Screened in notable film festivals around the world
including the Maryland Film Festival, Hamburg Int. Short Film Festival, Rio de
Janeiro Int. Short Film Festival, and the Sundance Film festival, Diego
Ongaro’s Bob and the Trees (2015) expands
on Bob's compelling narrative, adding environmental themes to its economic
message. Set during a winter in rural Massachusetts. Bob and the Trees details the evolution of Bob (Bob Tarasuk), a
50-year-old logger with a soft spot for golf and gangsta rap. Struggling to
make ends meet in the merciless logging industry, Bob makes a bad investment
that threatens the family business and, according to the production notes,
begins to heed the instincts of his ever darkening self.
Although Bob the Trees
does highlight Bob’s journey from
hubris in a verité neo-realistic style, for us the low-budget film does more.
With its close ups of ants feeding on rotten wood, radio announcements about
global warming, and references to rabid skunks attacking livestock, Bob the Trees touches on climate change
and environmental destruction caused by habitat collapse.

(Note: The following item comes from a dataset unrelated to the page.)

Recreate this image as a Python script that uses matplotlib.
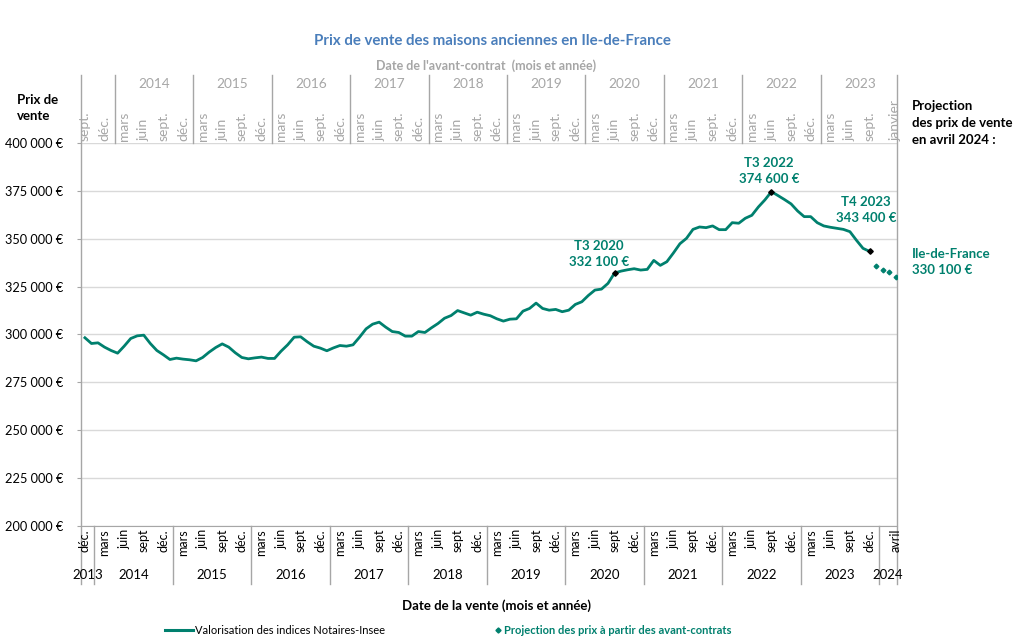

Bob’s bad investment underpins much of the film’s narrative
and broaches the fragility of both the economy and environment in 21st
century Massachusetts. Instead of taking a share of a client’s trees, Bob pays
the owner a lump sum that far surpasses the amount he can earn when he and son
Matt (Matt Gallagher) discover many of the trees are rotted and full of ants.
Although Matt blames the ants on the wet landscape, a radio
broadcast the family listens to around the dinner table connects this ant
infestation with climate change. And a Harvard Forest study confirms this
connection, arguing, “Projected atmospheric warming will lead to increases in
abundance or range extensions of ant species at the cooler, northern extent of
their ranges in the US.”
The reference to rabid skunks also emerges during a dinner
conversation, and the solution ends up being slaughtering the livestock, since
the farmer cannot afford to sustain them for the six-month quarantine.
These scenes are brief but powerful environmental messages,
and they are heightened by the top-notch cinematography using the Black Magic
Pocket Cinema Camera. The film left me thinking about these environmental
issues. But it also prompted me to look up at the trees with Bob.